1. $kkS=kS$. (The closure operation is idempotent.)
2. $ccS=S$. (The complement operation is an involution.)
3. $kckckckcS=kckcS$. (Or equivalently $kckckckS=kckckckccS=kckS$, using identity (2)).

The first two are trivial. The third follows from the identity $kikiS=kiS$ where $iS$ is the interior of $S$ which is equal to the complement of the closure of the complement of $S$, $iS=ckcS$. (The operation $ki=kckc$ is idempotent.)

A subset realizing the maximum of 14 is called a 14-set. The space of real numbers under the usual topology contains 14-sets. Here is one example:
$(0,1)\cup(1,2)\cup\{3\}\cup\bigl([4,5]\cap\Q\bigr),$
where $(1,2)$ denotes an open interval and $[4,5]$ denotes a closed interval. Let $X$ denote this set. Then the following 14 sets are accessible:

1. $X$, the set shown above.
2. $cX=(-\infty,0]\cup\{1\}\cup[2,3)\cup(3,4)\cup\bigl((4,5)\setminus\Q\bigr)\cup(5,\infty)$
3. $kcX=(-\infty,0]\cup\{1\}\cup[2,\infty)$
4. $ckcX=(0,1)\cup(1,2)$
5. $kckcX=[0,2]$
6. $ckckcX=(-\infty,0)\cup(2,\infty)$
7. $kckckcX=(-\infty,0]\cup[2,\infty)$
8. $ckckckcX=(0,2)$
9. $kX=[0,2]\cup\{3\}\cup[4,5]$
10. $ckX=(-\infty,0)\cup(2,3)\cup(3,4)\cup(5,\infty)$
11. $kckX=(-\infty,0]\cup[2,4]\cup[5,\infty)$
12. $ckckX=(0,2)\cup(4,5)$
13. $kckckX=[0,2]\cup[4,5]$
14. $ckckckX=(-\infty,0)\cup(2,4)\cup(5,\infty)$

==Further results==
Despite its origin within the context of a topological space, Kuratowski's closure-complement problem is actually more algebraic than topological. A surprising abundance of closely related problems and results have appeared since 1960, many of which have little or nothing to do with point-set topology.

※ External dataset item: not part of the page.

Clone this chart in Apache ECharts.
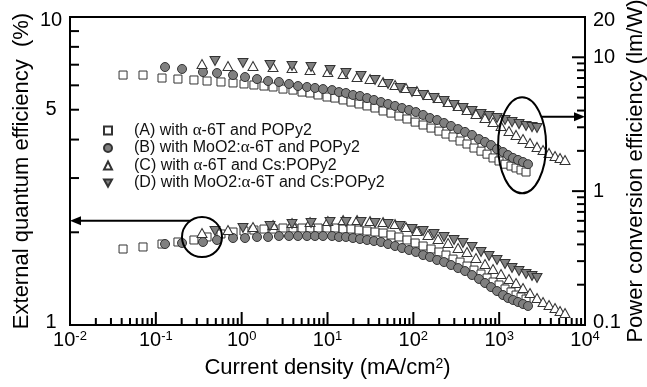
<!DOCTYPE html>
<html>
<head>
<meta charset="utf-8">
<script src="https://cdn.jsdelivr.net/npm/echarts@6/dist/echarts.min.js"></script>
<style>
  html, body { margin: 0; padding: 0; background: #fff; }
  #chart { width: 647px; height: 387px; }
</style>
</head>
<body>
<div id="chart"></div>
<script>
// Device labels
const deviceNames = [
  '(A) with α-6T and POPy2',
  '(B) with MoO2:α-6T and POPy2',
  '(C) with α-6T and Cs:POPy2',
  '(D) with MoO2:α-6T and Cs:POPy2'
];

// Current density (mA/cm2)
const jA = [0.0415, 0.0709, 0.118, 0.181, 0.278, 0.395, 0.574, 0.793, 1.065, 1.39,
  1.82, 2.32, 3.03, 3.96, 5.05, 6.26, 7.76, 9.87, 12.2, 15.2,
  18.8, 23.3, 28.9, 35.8, 44.4, 55.0, 68.1, 84.4, 105, 130,
  161, 199, 240, 290, 350, 422, 509, 614, 722, 848,
  996, 1170, 1374, 1572, 1797, 2055];
const jB = [0.128, 0.202, 0.354, 0.516, 0.793, 1.094, 1.509, 2.03, 2.72, 3.56,
  4.53, 5.77, 7.15, 8.87, 11.3, 13.6, 16.4, 19.8, 23.9, 28.9,
  34.8, 42.0, 50.7, 61.2, 73.8, 89.1, 107, 130, 156, 189,
  228, 275, 332, 400, 483, 582, 684, 804, 944, 1109,
  1268, 1450, 1658, 1896, 2169];
const jC = [0.345, 0.693, 1.355, 2.32, 3.86, 6.26, 10.1, 15.2, 22.1, 31.3,
  44.4, 61.2, 82.2, 110, 148, 194, 254, 332, 422, 537,
  684, 848, 1051, 1302, 1572, 1896, 2288, 2761, 3243, 3809,
  4474, 5117, 5851];
const jD = [0.489, 1.036, 2.14, 3.86, 6.43, 10.7, 16.4, 24.6, 35.8, 50.7,
  70.0, 96.5, 130, 174, 228, 298, 379, 483, 615, 762,
  944, 1170, 1412, 1703, 2056, 2414, 2761];

// Power conversion efficiency (lm/W)
const peA = [7.37, 7.37, 7.00, 6.88, 6.77, 6.65, 6.54, 6.43, 6.32, 6.21,
  6.10, 6.00, 5.79, 5.69, 5.50, 5.41, 5.23, 5.05, 4.96, 4.80,
  4.63, 4.48, 4.33, 4.18, 3.97, 3.83, 3.64, 3.46, 3.28, 3.12,
  2.96, 2.81, 2.67, 2.54, 2.37, 2.25, 2.10, 1.99, 1.89, 1.77,
  1.68, 1.59, 1.54, 1.49, 1.44, 1.39];
const peB = [8.46, 8.18, 7.76, 7.63, 7.37, 7.12, 6.88, 6.65, 6.54, 6.32,
  6.10, 6.00, 5.90, 5.79, 5.69, 5.50, 5.41, 5.23, 5.14, 4.96,
  4.80, 4.63, 4.48, 4.33, 4.18, 4.04, 3.90, 3.71, 3.52, 3.40,
  3.23, 3.07, 2.91, 2.77, 2.63, 2.45, 2.33, 2.21, 2.06, 1.96,
  1.86, 1.77, 1.71, 1.65, 1.59];
const peC = [8.91, 8.61, 8.61, 8.46, 8.32, 8.04, 7.76, 7.50, 7.12, 6.88,
  6.54, 6.21, 5.90, 5.60, 5.23, 4.96, 4.63, 4.33, 4.04, 3.77,
  3.52, 3.28, 3.07, 2.81, 2.63, 2.45, 2.29, 2.14, 2.03, 1.93,
  1.83, 1.77, 1.71];
const peD = [9.38, 9.06, 8.76, 8.61, 8.46, 8.04, 7.63, 7.25, 6.77, 6.32,
  5.90, 5.50, 5.23, 4.96, 4.71, 4.40, 4.18, 3.97, 3.77, 3.64,
  3.52, 3.40, 3.28, 3.17, 3.07, 3.01, 2.96];

// External quantum efficiency (%)
const eqeA = [1.765, 1.792, 1.832, 1.860, 1.888, 1.931, 1.975, 2.004, 2.019, 2.034,
  2.049, 2.049, 2.065, 2.065, 2.065, 2.065, 2.065, 2.065, 2.065, 2.049,
  2.049, 2.034, 2.019, 2.004, 1.989, 1.960, 1.931, 1.888, 1.846, 1.805,
  1.765, 1.726, 1.687, 1.637, 1.601, 1.554, 1.508, 1.464, 1.421, 1.379,
  1.349, 1.309, 1.280, 1.251, 1.233, 1.214];
const eqeB = [1.832, 1.846, 1.860, 1.888, 1.916, 1.916, 1.931, 1.931, 1.945, 1.945,
  1.945, 1.945, 1.945, 1.945, 1.945, 1.931, 1.931, 1.916, 1.902, 1.888,
  1.874, 1.860, 1.832, 1.805, 1.778, 1.752, 1.726, 1.687, 1.663, 1.626,
  1.601, 1.566, 1.531, 1.497, 1.453, 1.411, 1.369, 1.328, 1.289, 1.251,
  1.224, 1.206, 1.188, 1.170, 1.153];
const eqeC = [1.989, 2.034, 2.081, 2.112, 2.144, 2.160, 2.176, 2.193, 2.193, 2.176,
  2.160, 2.128, 2.081, 2.019, 1.960, 1.902, 1.846, 1.778, 1.726, 1.650,
  1.578, 1.520, 1.464, 1.411, 1.369, 1.318, 1.270, 1.224, 1.188, 1.161,
  1.135, 1.110, 1.094];
const eqeD = [2.019, 2.065, 2.096, 2.128, 2.144, 2.160, 2.160, 2.160, 2.144, 2.128,
  2.096, 2.049, 2.019, 1.975, 1.931, 1.888, 1.846, 1.792, 1.726, 1.675,
  1.626, 1.578, 1.531, 1.497, 1.464, 1.443, 1.421];

// Axis ranges and labelled values
const xRange = [0.01, 10000];
const eqeRange = [1, 10];
const peRange = [0.1, 20];
const eqeTickLabels = [1, 5, 10];
const peTickLabels = [0.1, 1, 10, 20];

// Annotations: ellipse on the PE branch, circle on the EQE branch
const peNote = { center: [1850, 2.2], rx: 24, ry: 48, arrowAt: 3.6 };
const eqeNote = { center: [0.345, 1.93], r: 20, arrowAt: 2.18 };

const FONT = 'Liberation Sans, Arial, sans-serif';
const GRAY = '#808080';
const EDGE = '#333';

const markers = [
  { symbol: 'rect', size: 8, fill: '#fff' },
  { symbol: 'circle', size: 9, fill: GRAY },
  { symbol: 'triangle', size: [10, 9], fill: '#fff' },
  { symbol: 'path://M0,0L10,0L5,9Z', size: [10, 9], fill: GRAY }
];
const jSets = [jA, jB, jC, jD];
const peSets = [peA, peB, peC, peD];
const eqeSets = [eqeA, eqeB, eqeC, eqeD];

function scatter(k, xs, ys, yAxisIndex) {
  const m = markers[k];
  return {
    type: 'scatter', name: deviceNames[k], xAxisIndex: 0, yAxisIndex,
    symbol: m.symbol, symbolSize: m.size, silent: true,
    itemStyle: { color: m.fill, borderColor: EDGE, borderWidth: 1, opacity: 1 },
    data: xs.map((x, i) => [x, ys[i]]),
    z: 3
  };
}

// Log-axis tick marks drawn through the axis scales
function logTicks(lo, hi) {
  const out = [];
  for (let e = Math.floor(Math.log10(lo) + 1e-9); e <= Math.ceil(Math.log10(hi) - 1e-9); e++) {
    for (let k = 1; k <= 9; k++) {
      const v = +(k * Math.pow(10, e)).toPrecision(6);
      if (v >= lo * 0.999 && v <= hi * 1.001) out.push([v, k === 1]);
    }
  }
  return out;
}
function tickSeries(yAxisIndex, items) {
  return {
    type: 'custom', xAxisIndex: 0, yAxisIndex, silent: true, clip: false, z: 6,
    encode: { x: 0, y: 1 },
    data: items,
    renderItem(params, api) {
      const p = api.coord([api.value(0), api.value(1)]);
      const len = api.value(2), dir = api.value(3);
      let x2 = p[0], y2 = p[1];
      if (dir === 0) y2 -= len; else if (dir === 1) x2 += len; else x2 -= len;
      return { type: 'line', shape: { x1: p[0], y1: p[1], x2, y2 },
        style: { stroke: '#000', lineWidth: 2 } };
    }
  };
}
const xTickItems = logTicks(xRange[0], xRange[1]).map(([v, major]) => [v, eqeRange[0], major ? 13 : 7, 0]);
const eqeTickItems = logTicks(eqeRange[0], eqeRange[1]).map(([v, major]) => [xRange[0], v, 9, 1]);
const peTickItems = logTicks(peRange[0], peRange[1]).map(([v, major]) => [xRange[1], v, major ? 13 : 8, 2]);

const series = [];
for (let k = 0; k < 4; k++) {
  series.push(scatter(k, jSets[k], peSets[k], 1));
  series.push(scatter(k, jSets[k], eqeSets[k], 0));
}
series.push(tickSeries(0, xTickItems), tickSeries(0, eqeTickItems), tickSeries(1, peTickItems));

// End labels of the y axes sit just inside the frame
function yLabel(range) {
  return v => {
    const s = String(+(+v).toPrecision(3));
    if (Math.abs(v - range[1]) < 1e-9 * range[1]) return '{hi|' + s + '}';
    if (Math.abs(v - range[0]) < 1e-9 * range[1]) return '{lo|' + s + '}';
    return '{n|' + s + '}';
  };
}
const yRich = {
  n: { fontFamily: FONT, fontSize: 20, color: '#000' },
  hi: { fontFamily: FONT, fontSize: 20, color: '#000', padding: [7, 0, 0, 0] },
  lo: { fontFamily: FONT, fontSize: 20, color: '#000', padding: [0, 0, 6, 0] }
};

const chart = echarts.init(document.getElementById('chart'), null, { renderer: 'canvas' });
chart.setOption({
  animation: false,
  backgroundColor: '#fff',
  textStyle: { fontFamily: FONT, color: '#000' },
  grid: {
    left: 70, right: 62, top: 17, bottom: 62, containLabel: false, outerBoundsMode: 'none',
    show: true, borderColor: '#000', borderWidth: 2, backgroundColor: 'transparent'
  },
  legend: {
    data: deviceNames, orient: 'vertical', left: 98, top: 117,
    itemWidth: 8, itemHeight: 8, itemGap: 0.5, selectedMode: false,
    formatter: n => n.replace('α', '{g|α}'),
    textStyle: {
      fontFamily: FONT, fontSize: 16, color: '#111', lineHeight: 16, padding: [0, 0, 0, 17],
      rich: { g: { fontFamily: 'Liberation Serif, serif', fontSize: 17, lineHeight: 16, color: '#111' } }
    }
  },
  xAxis: {
    type: 'log', logBase: 10, min: xRange[0], max: xRange[1],
    axisLine: { show: false }, axisTick: { show: false }, splitLine: { show: false },
    axisLabel: {
      margin: 5,
      formatter: v => '{b|10}{s|' + Math.round(Math.log10(v)) + '}',
      rich: {
        b: { fontFamily: FONT, fontSize: 20, color: '#000', lineHeight: 20, padding: [6, 0, 0, 0], verticalAlign: 'bottom' },
        s: { fontFamily: FONT, fontSize: 13, color: '#000', lineHeight: 13, verticalAlign: 'top' }
      }
    },
    name: '{t|Current density (mA/cm}{s|2}{t|)}',
    nameLocation: 'middle', nameGap: 32, nameMoveOverlap: false,
    nameTextStyle: {
      rich: {
        t: { fontFamily: FONT, fontSize: 22, color: '#000', lineHeight: 22, verticalAlign: 'bottom' },
        s: { fontFamily: FONT, fontSize: 14, color: '#000', lineHeight: 14, verticalAlign: 'top' }
      }
    }
  },
  yAxis: [
    {
      type: 'log', logBase: 10, min: eqeRange[0], max: eqeRange[1], position: 'left',
      axisLine: { show: false }, axisTick: { show: false }, splitLine: { show: false },
      axisLabel: { customValues: eqeTickLabels, margin: 19, align: 'center',
        formatter: yLabel(eqeRange), rich: yRich },
      name: 'External quantum efficiency  (%)', nameLocation: 'middle', nameGap: 37, nameMoveOverlap: false,
      nameTextStyle: { fontFamily: FONT, fontSize: 22, color: '#000' }
    },
    {
      type: 'log', logBase: 10, min: peRange[0], max: peRange[1], position: 'right',
      axisLine: { show: false }, axisTick: { show: false }, splitLine: { show: false },
      axisLabel: { customValues: peTickLabels, margin: 8,
        formatter: yLabel(peRange), rich: yRich },
      name: 'Power conversion efficiency (lm/W)', nameLocation: 'middle', nameGap: 40, nameMoveOverlap: false,
      nameTextStyle: { fontFamily: FONT, fontSize: 22, color: '#000' }
    }
  ],
  series
});

// Ellipse / circle call-outs with arrows pointing to the axis each branch belongs to
function arrowHead(tipX, tipY, dir) {
  const L = 11, W = 4.5;
  return { type: 'polygon', z: 20, silent: true,
    shape: { points: [[tipX, tipY], [tipX - dir * L, tipY - W], [tipX - dir * L, tipY + W]] },
    style: { fill: '#000' } };
}
function drawNotes() {
  const pe = v => chart.convertToPixel({ xAxisIndex: 0, yAxisIndex: 1 }, v);
  const eqe = v => chart.convertToPixel({ xAxisIndex: 0, yAxisIndex: 0 }, v);
  const [ex, ey] = pe(peNote.center);
  const ay = pe([peNote.center[0], peNote.arrowAt])[1];
  const rightX = pe([xRange[1], peNote.arrowAt])[0];
  const dy = (ay - ey) / peNote.ry;
  const ax0 = ex + peNote.rx * Math.sqrt(Math.max(0, 1 - dy * dy));

  const [cx, cy] = eqe(eqeNote.center);
  const by = eqe([eqeNote.center[0], eqeNote.arrowAt])[1];
  const leftX = eqe([xRange[0], eqeNote.arrowAt])[0];
  const bx0 = cx - Math.sqrt(Math.max(0, eqeNote.r * eqeNote.r - (by - cy) * (by - cy)));

  chart.setOption({
    graphic: [
      { type: 'ellipse', z: 20, silent: true, shape: { cx: ex, cy: ey, rx: peNote.rx, ry: peNote.ry },
        style: { fill: 'none', stroke: '#000', lineWidth: 2 } },
      { type: 'line', z: 20, silent: true, shape: { x1: ax0, y1: ay, x2: rightX - 8, y2: ay },
        style: { stroke: '#000', lineWidth: 2 } },
      arrowHead(rightX, ay, 1),
      { type: 'circle', z: 20, silent: true, shape: { cx, cy, r: eqeNote.r },
        style: { fill: 'none', stroke: '#000', lineWidth: 2 } },
      { type: 'line', z: 20, silent: true, shape: { x1: bx0, y1: by, x2: leftX + 8, y2: by },
        style: { stroke: '#000', lineWidth: 2 } },
      arrowHead(leftX, by, -1)
    ]
  });
}
drawNotes();
</script>
</body>
</html>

Regarded as set-valued set functions, the 14 closure-complement operations comprise an operator monoid called the Kuratowski monoid where the monoid product is function composition.
This monoid, which can be used to classify topological spaces based on the quotient they satisfy, has inspired similar classifications in other settings as well.